In the sport of shooting, the competitors-or "marksmen"-stand or sit in a prone position and shoot at targets of specified distances. In shotgun competitions, marksmen shoot at clay pigeons that are launched into the air by traps. This is different from pistol and rifle events, in which targets are stationary. These targets are usually round, layered circles called bullseyes.
There are also running target events, which have moving bullseyes.
Shooting was historically used exclusively for hunting purposes but developed into a competitive sport around the 1500s and 1600s in Europe. Over time it gained popularity and organization but remains a fringe sport in many places. Shooting is an Olympic sport, with 15 total shooting events being held across both gender classifications.
In its modern practice, competitive shooting is classified by the type of gun used. There are separate competitions for pistol, rifle, and shotgun events. Shooting competitions may be either individual or team-based. The basic aim of shooting is to see who can hit a target more accurately and consistently.
Events are also classified by the distances between the shooters and targets. The main distances are from 10, 25, 50, and 300 meters for rifle, pistol, and running target competitions. Shotgun competitions are not measured because the clay pigeons are launched and moving.

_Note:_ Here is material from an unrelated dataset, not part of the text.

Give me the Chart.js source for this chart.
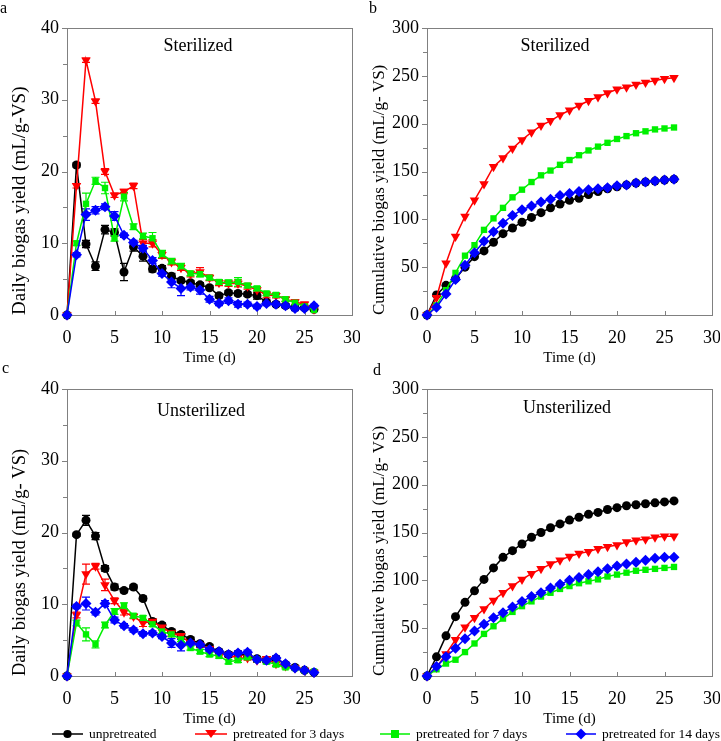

Marksmen earn points for hitting targets more accurately, and these points are totaled to determine the individual or team winner of an event. The speed of the shooter is not a factor, and the time limit for each shot is very long so that shooters have more control over their process and precision. Shotgun events, however, inherently involve speed because the pigeons are only in the air for so long. Therefore, they use binary "hit or miss" scoring.